Tuesday, November 07, 2006

CHANGING SEASONS--a poem

i remember her theatrically witch-snarling
"fee fie foe fum"
i remember her howling "damnation of Faust!"
when she got a bad hand in cards.

i remember her playing table tennis, at age 75, and doing a good job
her on the floor, pulling her leg almost-even with her ear, at age 76
her at the alley, bowling in the high-150's, at age 81

i remember her watching the lions the tigers the pistons on the television

it's been a rapid descent
i see her now, shuffled with walker and four helping hands
to ease her into a car seat
and it tears my fucking heart out
i see her now, picking at food, at age 88
i see her now, picking at Life, at age 88
and it tears my heart out

i remember her at the beach, with her lover, my grandfather
she wore a bathing cap, if memory serves
i remember her swiming the breast-stroke in the calm blue waters
her head high above the ripples of Pleasure

i remember her off-the-bone-tender hams at holiday and
her old rickety stools in her kitchen

i remember her standing tall and standing easily

I see her now, bent and standing trepidatiously

love peace never-a-bad-word optimistic singing sweet sweeter the sweetest Belle

i see her now, having to leave her home of 50 years because
even with much familial love and help
she can't do it on her own anymore
i see her having to move into an assisted care center, where many are sick or morose,
waiting for Him

and God! i wish her cheer could just.come.back
i tell you it would bounce off the walls, it would

i see her in the center, a nice place, sure, but i see her also
caged, a prisoner in her own body
in her own mind

she can't walk by herself, anymore
and it tears my fucking heart out to see that
she has problems using her hands and eating
and it truly tears my heart out

"fee fie foe fum"
come on back, please. Please

love, nothing but unadulterated fierce love, gramma

-- wet-eyed adam

4 comments:

littlemissy555 said...

Wow. That made me teary eyed. That was beautiful, but very morose...it reminded me of my grandfather who is going through the same thing right now. Such a shame and very painful to witness their pain and sadness.

Adamity73 said...

Thanks Lil Miss, but I can't do it justice with simple words. There are nebulous emotions that seem to be trapped. I know what I'm seeing and I'm logical about it, but it hurts. It doesn't hurt all the time. But when I see her in person, like today, when my uncle and I were moving some of her furniture into her "new" room.... I'm fine when I'm in her presence, though there is a rat gnawing at my heartstrings. When I get home, by myself, the rat completes the task: He chews through my heartstrings. The heartstrings must regulate eye moisture because, once they're torn? There ain't no dam. It's...Waterworks Factory.

The thing that really eats at me is that, though she is a very sociable person, I know that she is shy, as well. *Will* she make friends, there, with her minimized brain functionings? *Will* she feel accepted and feel at peace?
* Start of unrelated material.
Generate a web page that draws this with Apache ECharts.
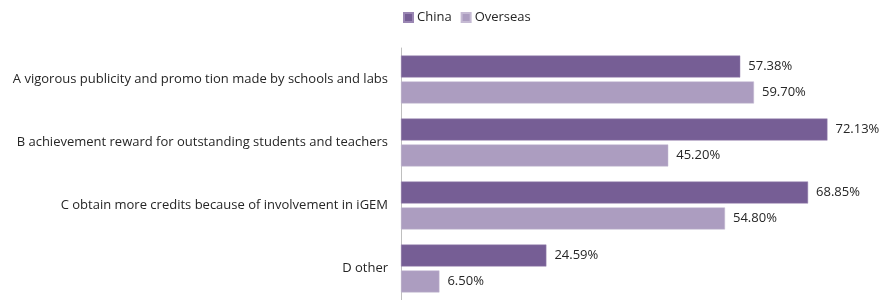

Or *will* she feel lonely and bored and "shipped-off?" Good Lord, I hope not. She is so gosh-damned loved in this family. *So* gosh-damned loved. It just got to a certain point: For her safety, she has to have constant--or pretty-much constant--supervision. And that hurts, too, because, for 83 years, she has been totally self-sufficient. And, like a thunderclap, a series of mini-strokes...minimized her *Essence*. I love her. Shit. I'm starting to get teary-eyed again.

Sorry about your Grandpa. I think we have the same sorts of emotions going on, at this point in time.
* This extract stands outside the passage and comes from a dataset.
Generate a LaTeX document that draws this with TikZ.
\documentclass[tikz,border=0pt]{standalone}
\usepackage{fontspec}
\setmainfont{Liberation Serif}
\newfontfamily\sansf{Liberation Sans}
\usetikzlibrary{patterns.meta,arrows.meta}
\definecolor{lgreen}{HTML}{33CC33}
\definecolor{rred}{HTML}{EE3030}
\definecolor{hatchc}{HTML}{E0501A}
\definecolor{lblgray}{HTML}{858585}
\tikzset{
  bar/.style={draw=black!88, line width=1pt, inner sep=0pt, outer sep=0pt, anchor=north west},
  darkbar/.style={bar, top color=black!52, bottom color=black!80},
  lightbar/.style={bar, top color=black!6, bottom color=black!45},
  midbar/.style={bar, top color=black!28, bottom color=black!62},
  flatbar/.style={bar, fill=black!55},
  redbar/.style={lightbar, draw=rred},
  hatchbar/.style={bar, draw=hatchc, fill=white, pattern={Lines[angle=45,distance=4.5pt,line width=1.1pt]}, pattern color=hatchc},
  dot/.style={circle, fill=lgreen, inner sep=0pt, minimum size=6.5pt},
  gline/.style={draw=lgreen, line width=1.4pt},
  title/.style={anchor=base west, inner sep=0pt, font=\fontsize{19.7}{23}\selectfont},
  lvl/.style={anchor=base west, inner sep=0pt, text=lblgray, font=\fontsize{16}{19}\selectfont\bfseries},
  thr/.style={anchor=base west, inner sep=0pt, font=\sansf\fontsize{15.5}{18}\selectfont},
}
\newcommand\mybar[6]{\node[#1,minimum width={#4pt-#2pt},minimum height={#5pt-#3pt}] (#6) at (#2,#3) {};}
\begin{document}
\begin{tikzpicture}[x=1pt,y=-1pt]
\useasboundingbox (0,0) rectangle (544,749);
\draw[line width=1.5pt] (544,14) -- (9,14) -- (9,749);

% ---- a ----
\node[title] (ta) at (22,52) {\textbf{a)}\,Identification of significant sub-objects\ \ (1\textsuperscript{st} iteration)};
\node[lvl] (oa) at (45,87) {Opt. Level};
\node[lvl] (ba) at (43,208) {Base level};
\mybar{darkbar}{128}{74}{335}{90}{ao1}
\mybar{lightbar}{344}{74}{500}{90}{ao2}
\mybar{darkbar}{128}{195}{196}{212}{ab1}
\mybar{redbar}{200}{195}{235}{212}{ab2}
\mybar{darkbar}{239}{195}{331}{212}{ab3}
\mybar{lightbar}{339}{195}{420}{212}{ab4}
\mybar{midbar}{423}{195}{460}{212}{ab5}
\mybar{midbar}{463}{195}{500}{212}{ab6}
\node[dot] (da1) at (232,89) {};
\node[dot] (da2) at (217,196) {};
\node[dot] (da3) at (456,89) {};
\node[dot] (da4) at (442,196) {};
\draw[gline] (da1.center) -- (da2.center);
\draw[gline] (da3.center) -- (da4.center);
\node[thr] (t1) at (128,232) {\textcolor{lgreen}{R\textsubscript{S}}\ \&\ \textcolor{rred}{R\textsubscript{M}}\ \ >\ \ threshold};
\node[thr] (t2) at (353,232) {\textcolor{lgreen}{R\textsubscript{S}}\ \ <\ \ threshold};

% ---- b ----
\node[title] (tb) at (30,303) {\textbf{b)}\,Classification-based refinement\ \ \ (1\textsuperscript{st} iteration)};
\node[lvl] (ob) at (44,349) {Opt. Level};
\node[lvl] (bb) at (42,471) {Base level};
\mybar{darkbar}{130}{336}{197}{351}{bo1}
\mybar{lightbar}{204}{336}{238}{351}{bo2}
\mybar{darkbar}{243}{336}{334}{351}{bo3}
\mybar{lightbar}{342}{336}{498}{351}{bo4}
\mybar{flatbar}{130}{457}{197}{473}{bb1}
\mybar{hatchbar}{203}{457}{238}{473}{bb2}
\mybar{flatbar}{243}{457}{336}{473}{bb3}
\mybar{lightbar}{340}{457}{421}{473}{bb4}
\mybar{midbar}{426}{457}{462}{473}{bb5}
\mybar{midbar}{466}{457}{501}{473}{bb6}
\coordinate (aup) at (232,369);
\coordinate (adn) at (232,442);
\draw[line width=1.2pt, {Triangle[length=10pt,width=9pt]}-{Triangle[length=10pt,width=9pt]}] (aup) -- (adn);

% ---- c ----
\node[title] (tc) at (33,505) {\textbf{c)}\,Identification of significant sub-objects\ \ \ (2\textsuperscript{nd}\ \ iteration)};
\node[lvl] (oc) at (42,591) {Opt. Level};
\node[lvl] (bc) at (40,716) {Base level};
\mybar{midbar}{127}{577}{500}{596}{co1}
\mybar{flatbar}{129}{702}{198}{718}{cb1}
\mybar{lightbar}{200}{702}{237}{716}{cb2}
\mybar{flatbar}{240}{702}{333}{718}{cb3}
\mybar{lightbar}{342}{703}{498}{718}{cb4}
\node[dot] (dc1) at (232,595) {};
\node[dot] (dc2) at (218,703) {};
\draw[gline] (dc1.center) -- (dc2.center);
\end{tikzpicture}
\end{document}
Peace, Lil Miss. And peace to your Grandpa.

PS--"Morose?" Yeah. Of course it was. I'll post a flippiant 'blog entry later, tonight. Seriously, I'd planned to, anyway. I'm double-jointed [schizophrenic, he whispers] that way! ):- ))

Nanette said...

(((Adam)))...that is so sad! I feel your pain :( This is one of the reasons that it scares me to get older...being young at heart but trapped in an aging body.

Adamity73 said...

Nanette O' Many Hours--That's the thing that makes me hurl my fists at the walls, metaphorically-speaking: She is alive. Her heart continues to tick and oxygen continue to track to her brain.

But her fucking *essence* is almost totally diminished.
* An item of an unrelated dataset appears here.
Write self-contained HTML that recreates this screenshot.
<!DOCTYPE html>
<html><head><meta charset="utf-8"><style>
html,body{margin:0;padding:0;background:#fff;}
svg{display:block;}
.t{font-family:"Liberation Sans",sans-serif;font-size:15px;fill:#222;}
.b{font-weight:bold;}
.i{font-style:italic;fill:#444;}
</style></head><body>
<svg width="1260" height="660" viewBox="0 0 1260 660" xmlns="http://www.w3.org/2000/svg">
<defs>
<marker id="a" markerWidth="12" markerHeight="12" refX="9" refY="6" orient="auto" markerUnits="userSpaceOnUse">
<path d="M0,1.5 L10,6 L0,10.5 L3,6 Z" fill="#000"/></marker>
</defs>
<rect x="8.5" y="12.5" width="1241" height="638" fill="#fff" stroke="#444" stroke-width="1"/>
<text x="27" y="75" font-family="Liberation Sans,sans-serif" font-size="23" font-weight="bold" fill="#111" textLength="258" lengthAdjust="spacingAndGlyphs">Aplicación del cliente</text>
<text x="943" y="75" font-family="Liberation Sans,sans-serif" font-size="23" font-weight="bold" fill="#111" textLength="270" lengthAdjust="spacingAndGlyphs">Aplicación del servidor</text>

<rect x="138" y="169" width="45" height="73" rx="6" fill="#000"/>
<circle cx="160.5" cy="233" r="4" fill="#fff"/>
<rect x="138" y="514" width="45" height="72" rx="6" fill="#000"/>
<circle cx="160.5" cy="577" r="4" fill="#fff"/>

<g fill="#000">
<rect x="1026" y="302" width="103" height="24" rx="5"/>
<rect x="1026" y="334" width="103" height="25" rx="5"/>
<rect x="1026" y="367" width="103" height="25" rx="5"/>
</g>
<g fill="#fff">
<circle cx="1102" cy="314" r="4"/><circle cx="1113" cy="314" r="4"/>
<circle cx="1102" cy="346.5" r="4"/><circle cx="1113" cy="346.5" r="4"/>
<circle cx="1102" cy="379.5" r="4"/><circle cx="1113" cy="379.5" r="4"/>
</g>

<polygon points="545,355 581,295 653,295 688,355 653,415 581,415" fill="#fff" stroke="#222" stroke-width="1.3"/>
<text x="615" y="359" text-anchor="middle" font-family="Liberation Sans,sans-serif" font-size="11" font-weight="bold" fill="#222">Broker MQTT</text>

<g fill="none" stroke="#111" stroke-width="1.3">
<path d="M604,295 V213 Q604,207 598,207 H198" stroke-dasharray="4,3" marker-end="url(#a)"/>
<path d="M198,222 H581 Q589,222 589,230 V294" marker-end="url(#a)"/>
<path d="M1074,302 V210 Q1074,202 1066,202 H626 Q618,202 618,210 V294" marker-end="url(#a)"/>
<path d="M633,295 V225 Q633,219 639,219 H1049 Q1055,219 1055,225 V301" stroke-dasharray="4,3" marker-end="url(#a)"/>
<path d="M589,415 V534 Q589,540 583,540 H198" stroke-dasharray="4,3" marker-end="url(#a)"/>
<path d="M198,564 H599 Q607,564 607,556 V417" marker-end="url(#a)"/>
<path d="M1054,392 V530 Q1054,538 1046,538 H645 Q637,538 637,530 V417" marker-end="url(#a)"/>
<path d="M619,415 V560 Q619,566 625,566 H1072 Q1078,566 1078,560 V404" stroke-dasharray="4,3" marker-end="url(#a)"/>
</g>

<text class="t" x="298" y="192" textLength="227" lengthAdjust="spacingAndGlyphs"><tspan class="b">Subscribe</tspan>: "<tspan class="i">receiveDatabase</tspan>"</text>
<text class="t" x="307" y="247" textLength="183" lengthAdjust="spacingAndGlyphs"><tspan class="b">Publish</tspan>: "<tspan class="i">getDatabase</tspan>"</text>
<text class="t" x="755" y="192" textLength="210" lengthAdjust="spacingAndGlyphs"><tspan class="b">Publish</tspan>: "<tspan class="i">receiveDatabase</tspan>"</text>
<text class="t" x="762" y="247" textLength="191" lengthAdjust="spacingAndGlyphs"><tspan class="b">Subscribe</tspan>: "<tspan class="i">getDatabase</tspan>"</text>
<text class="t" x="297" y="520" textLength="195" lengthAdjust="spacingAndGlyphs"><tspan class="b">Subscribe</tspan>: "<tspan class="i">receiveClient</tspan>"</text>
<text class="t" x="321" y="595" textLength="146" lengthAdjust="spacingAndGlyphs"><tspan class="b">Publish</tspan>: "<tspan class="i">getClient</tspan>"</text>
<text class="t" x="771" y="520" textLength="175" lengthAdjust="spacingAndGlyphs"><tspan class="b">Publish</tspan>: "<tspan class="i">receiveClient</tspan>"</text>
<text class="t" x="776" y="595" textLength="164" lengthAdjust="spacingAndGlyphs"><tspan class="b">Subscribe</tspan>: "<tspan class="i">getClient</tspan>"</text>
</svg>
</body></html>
Is this what we peons must look forward to? I'm with Jimmy Dean: "Live fast and hard and leave a good-looking corpse."

(And I'm completely serious.)

:l

Life is a giant roller-coaster ride. Cliche, sure, but true. There are ups and downs and times in which we throw our hands to the heavens and screech with glee. Eventually, the ride comes to an end. And, sometimes? It does so brutally.